Journalism under fire

26 January 2016 | Story by Newsroom
Anton Harber recently gave a lecture on the state of journalism in South Africa at Summer School.
Anton Harber recently gave a lecture on the state of journalism in South Africa at Summer School.

Many of our newspapers are failing us as citizens and failing our democracy, says Wits Professor of Journalism Anton Harber. He was speaking at a Summer School lecture on threats facing independent journalism in South Africa.

Anton Harber, Caxton Professor of Journalism at Wits and Chair of the Freedom of Expression Institute, describes himself as a “short-term pessimist and long-term optimist”.  

And his view of the short-term future of independent journalism in South Africa is very firmly in the pessimistic frame.

“I think we can all agree, whatever one's political affiliations, that our country is in a difficult phase and that this phase is going to last a good few years. For me what determines how we come out the other end – whether we emerge as a healthy, thriving democracy depends largely on whether we can nurture, protect and develop institutions of accountability, such as the judiciary, parliament, and the media, private media in particular,” he told the audience.

Who pays?

Kicking off his lecture with a clip from Monty Python and the Holy Grail, Harber likened the state of South African journalism to the incapacitated Black Knight after a fight with King Arthur – without arms or legs but still railing against his opponent.

He said while only a few years ago, newspapers had been trendsetters, they were now mostly “sclerotic” and “dull”.

Using the example of the recent #FeesMustFall protests at Wits, he said the liveliest coverage had been on Twitter and a small website called the Daily Vox, which was run by one woman and her friends.

“You could follow it live…not just what was happening as it happened but what the protagonists were experiencing in their own words.” By contrast, other traditional media viewpoints came “many, many hours later” and most read it wrong.

Nevertheless, what happened on social media was not “what we know as journalism”, which was a process of researching, investigating, selecting, verifying, balancing, and editing text into a good and trustworthy read.

And for independent journalism to happen, somebody needed to pay for it.

Twin challenges

This pointed to two broad challenges: First, the global collapse of the international business model for paid journalism as advertisers migrated online; second, and more specifically, the political challenges facing South African media.

“Obviously these issues are intermittently intertwined as a media under financial pressure is one that is particularly vulnerable to political manipulation and pressure,” he added.

The revenue pressures had resulted in shrinking newsrooms, particularly the loss of more “expensive” specialists; among these investigative reporters, as well as a breakdown of the barriers that protected journalists from the influence of advertisers.

Revenue pressures had also led to a rise in populism and its digital equivalent of click baiting.

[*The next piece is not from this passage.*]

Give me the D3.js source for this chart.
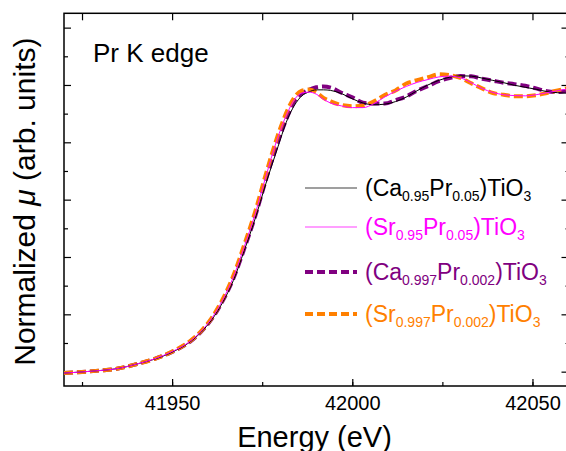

But while the rise of tabloids had revived newspaper markets, it hid the fact that all the other titles were either stagnating or shrinking.

In the last 18 months, all newspapers in the country had started to show dramatic losses in readership. Examples were The Star, which at its peak sold 210 000 copies a day and was now down to 84 000, the Daily Sun, down from 500 000 to 260 000, and the Mail & Guardian, which had dropped from a high of 50 000 to below 30 000.

Three phases

In terms of the political backdrop, he pointed out that the ANC had gone through three phases in its relationship with local media since its return to the country in 1990.

At first it had a very open media policy, which had led to something of a flowering of investigative reporting while the country enjoyed “an extraordinary level of media freedom”.

These were the “halcyon days” when journalism operated largely without threat “even when it lambasted the ruling party”, he said.

The second phase was when the ANC became fed up with the scrutiny from a “quite hostile” newspaper sector, which led to a call for a statutory media tribunal and the drafting of the so-called Secrecy Bill.

These measures were essentially “crude and unworkable” and had run into strong opposition, including Cosatu within the alliance. They would also probably not pass constitutional muster.

Consequently, more recently the ruling party had adopted a new, subtler strategy, which operated largely below the radar, he said.

“I think the ANC saw how it could use its political power, economic influence and access to state resources to support more friendly media and put a squeeze on those most critical.”

This pattern of “backdoor influence” had profound implications for independent journalism.

Harber said while the South African media could be noisy and the debate could be raucous, its current state was like that of the Black Knight in Monty Python – “without limbs to do the job at hand”.

“That is why private media is so important. It is one of the very few powerful institutions of accountability outside of direct state control. For me it has a special role when other institutions of accountability are under pressure.”

But for private media to thrive, it would take “ "a lot of defending, a lot of adjustment, a lot of manoeuvring, a lot of fights to preserve that free speech space”, he added.